Just keep writing.
I have found Elizabeth Gilbert’s strategy about writing to be inspiring. Just keep putting it out there, write more and when you have something to say (as anyone who knows me can tell you, I ALWAYS have something to say), then write.
This little ditty poured out of me this week. Not sure why … And in keeping with my goal to stretch my comfort zone, engage in the practice of 20 seconds of courage, and also to not pre reject my own creativity as “not good enough”, I offer this freely and hope you will be kind.
What I mean is, to quote my mom, “if you can’t find something nice to say, don’t say anything at all”. I am not looking for helpful criticism or practical ways to make this a best seller, I am simply writing a blog. I am fulfilling a commitment to write a blog a week for this year.
The struggle of course is right now I have no travel planned except perhaps a drive across Canada this summer and to Revelstoke and Kelowna BC this April.
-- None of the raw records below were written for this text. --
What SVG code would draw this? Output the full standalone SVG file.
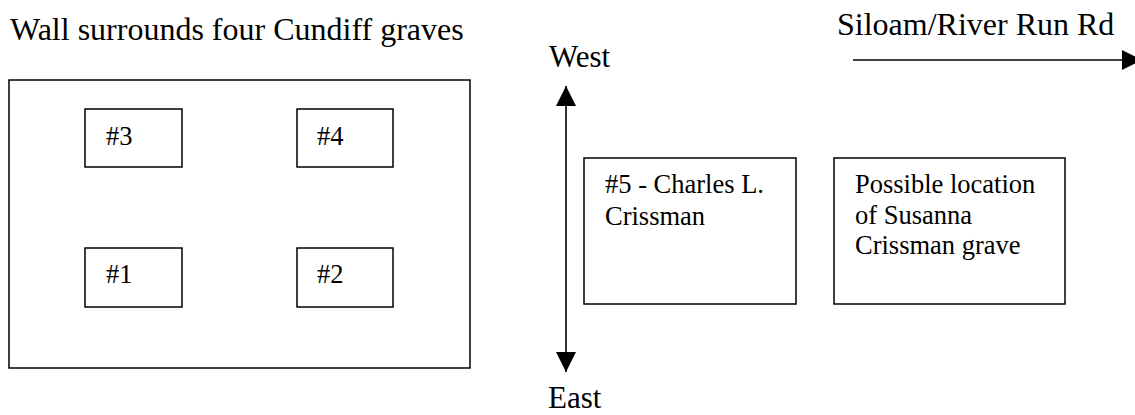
<svg xmlns="http://www.w3.org/2000/svg" width="1135" height="415" viewBox="0 0 1135 415">
<style>
  .box { fill: #ffffff; stroke: #000000; stroke-width: 1.5; }
  .lbl { font-family: "Liberation Serif", "Times New Roman", serif; fill: #000000; }
  .big { font-size: 32px; }
  .dir { font-size: 31px; }
  .small { font-size: 26.5px; }
  .conn { stroke: #000000; stroke-width: 1.6; fill: none; }
</style>
<defs>
  <marker id="arrow" markerUnits="userSpaceOnUse" markerWidth="20" markerHeight="20" viewBox="0 0 20 20" refX="20" refY="10" orient="auto-start-reverse">
    <path d="M0,0 L20,10 L0,20 z" fill="#000000"/>
  </marker>
</defs>
<rect width="1135" height="415" fill="#ffffff"/>

<g id="title">
  <text class="lbl big" x="10" y="40">Wall surrounds four Cundiff graves</text>
</g>

<g id="wall">
  <rect class="box" x="9" y="80" width="461" height="288"/>
</g>

<g id="grave3">
  <rect class="box" x="85" y="109" width="97" height="58"/>
  <text class="lbl small" x="106" y="145">#3</text>
</g>
<g id="grave4">
  <rect class="box" x="297" y="109" width="96" height="58"/>
  <text class="lbl small" x="317" y="145">#4</text>
</g>
<g id="grave1">
  <rect class="box" x="85" y="248" width="97" height="59"/>
  <text class="lbl small" x="106" y="283">#1</text>
</g>
<g id="grave2">
  <rect class="box" x="297" y="248" width="96" height="59"/>
  <text class="lbl small" x="317" y="283">#2</text>
</g>

<g id="grave5">
  <rect class="box" x="584" y="158" width="212" height="146"/>
  <text class="lbl small" x="605" y="193">#5 - Charles L.</text>
  <text class="lbl small" x="605" y="225">Crissman</text>
</g>

<g id="susanna">
  <rect class="box" x="834" y="158" width="231" height="146"/>
  <text class="lbl small" x="855" y="193">Possible location</text>
  <text class="lbl small" x="855" y="224">of Susanna</text>
  <text class="lbl small" x="855" y="254">Crissman grave</text>
</g>

<g id="west">
  <text class="lbl dir" x="549" y="67">West</text>
</g>
<g id="east">
  <text class="lbl dir" x="548" y="408">East</text>
</g>
<g id="road">
  <text class="lbl big" x="837" y="35">Siloam/River Run Rd</text>
</g>

<g id="connectors">
  <line class="conn" x1="566" y1="86" x2="566" y2="372" marker-start="url(#arrow)" marker-end="url(#arrow)"/>
  <line class="conn" x1="853" y1="60" x2="1142" y2="60" marker-end="url(#arrow)"/>
</g>
</svg>
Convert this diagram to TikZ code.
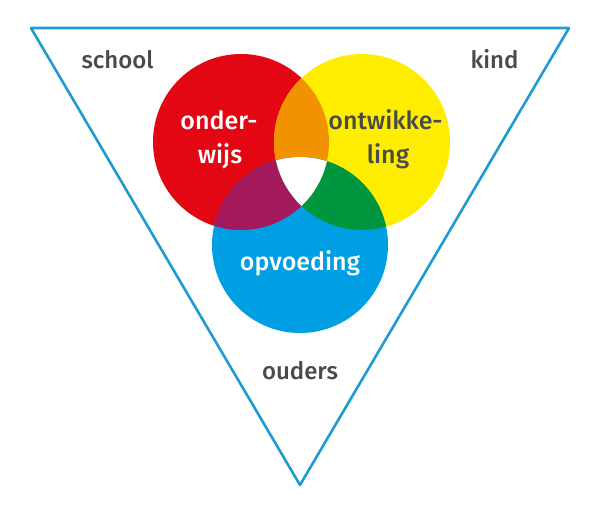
\documentclass[tikz,border=0pt]{standalone}
\usepackage{fontspec}
\setmainfont{Fira Sans Medium}
\definecolor{cred}{HTML}{E30613}
\definecolor{cyel}{HTML}{FFED00}
\definecolor{cblue}{HTML}{009FE3}
\definecolor{corange}{HTML}{F39200}
\definecolor{cpurple}{HTML}{A3195B}
\definecolor{cgreen}{HTML}{009640}
\definecolor{cline}{HTML}{1E9CCF}
\definecolor{ctext}{HTML}{4A4A4A}
\tikzset{
  lbl/.style={font=\fontsize{24}{28}\selectfont, text=ctext, inner sep=0pt, anchor=base},
  inlbl/.style={font=\fontsize{25}{30}\selectfont, inner sep=0pt, anchor=base},
  disc/.style={circle, minimum size=176pt, inner sep=0pt, draw=none}
}
\begin{document}
\begin{tikzpicture}[x=1pt,y=-1pt]
\useasboundingbox (0,0) rectangle (600,515);
\coordinate (tl) at (31,28);
\coordinate (tr) at (569,28);
\coordinate (bt) at (300,485);
\draw[cline, line width=2.6pt, line join=round] (tl) -- (tr) -- (bt) -- cycle;
\def\circR{(241,142) circle (88)}
\def\circY{(362,142) circle (88)}
\def\circB{(300,245) circle (88)}
\node[disc, fill=cred] (red) at (241,142) {};
\node[disc, fill=cyel] (yel) at (362,142) {};
\node[disc, fill=cblue] (blue) at (300,245) {};
\begin{scope}\clip \circR; \fill[corange] \circY; \end{scope}
\begin{scope}\clip \circR; \fill[cpurple] \circB; \end{scope}
\begin{scope}\clip \circY; \fill[cgreen] \circB; \end{scope}
\begin{scope}\clip \circR; \clip \circY; \fill[white] \circB; \end{scope}
\node[lbl] (school) at (117.5,68.3) {school};
\node[lbl] (kind) at (494.5,68.3) {kind};
\node[lbl] (ouders) at (300,379) {ouders};
\node[inlbl, text=white] (ow1) at (219,129.3) {onder-};
\node[inlbl, text=white] (ow2) at (220,163.3) {wijs};
\node[inlbl, text=ctext] (ont1) at (385.5,129.3) {ontwikke-};
\node[inlbl, text=ctext] (ont2) at (388,163.3) {ling};
\node[inlbl, text=white] (opv) at (300,270) {opvoeding};
\end{tikzpicture}
\end{document}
Not exotic locations to be sure, but sweet family connections that I adore and treasure as the most precious of my wealth measurements in this life.
Here goes, I have procrastinated enough ………
Quenching my thirst
My voice is harsh, barely a whisper really
I know it is there, rich and full, with plenty to say …
What is the resistance?
Cracks from years of parched dry space with syllables never heard
Miles of craggy dusty lands, not a blade of fresh green having the courage to poke through
Caustic stink of acrid decay, words once spoken in delight of a child and smothered thereafter, grown withered with neglect
Shy and shamed from voices turned in to my own, self criticizing and blaming for creative blossoming daring to be heard
Today I turn the table. Today I take a stand. Today I eat the frog in my throat. Today I plant the fragrance of essential oil. Today I hear the echo of distant sounds. Today I delight in the delicate sweetness and spice of my own words on the page. Today I feel the passion of positivity arise from deep dark places I thought were buried and dead.
I am born as if to spring, and my petals reach out toward the heat of the healing sun. I reach and stretch and take action and then in a moment an unpredictable explosion …. I am open. I am alive. I love me!
No longer lost in thought. My soul has found it’s mindful breath. Words flow like a fast moving spring river from high in the mountain, bubbling over any barriers and gaining momentum as if speeding toward life itself. The orchestra of notes and silent space performing musical mastery.
Here, now, in this place, at this time, I am alive with my story. Twittering with birdsong, rich aroma breathed in, and witnessing sparkling gold diamonds dancing on the surface, life renewed along the spring water bed. Life giving nourishment from all my many senses, a buffet of vocabulary, a symphony of song.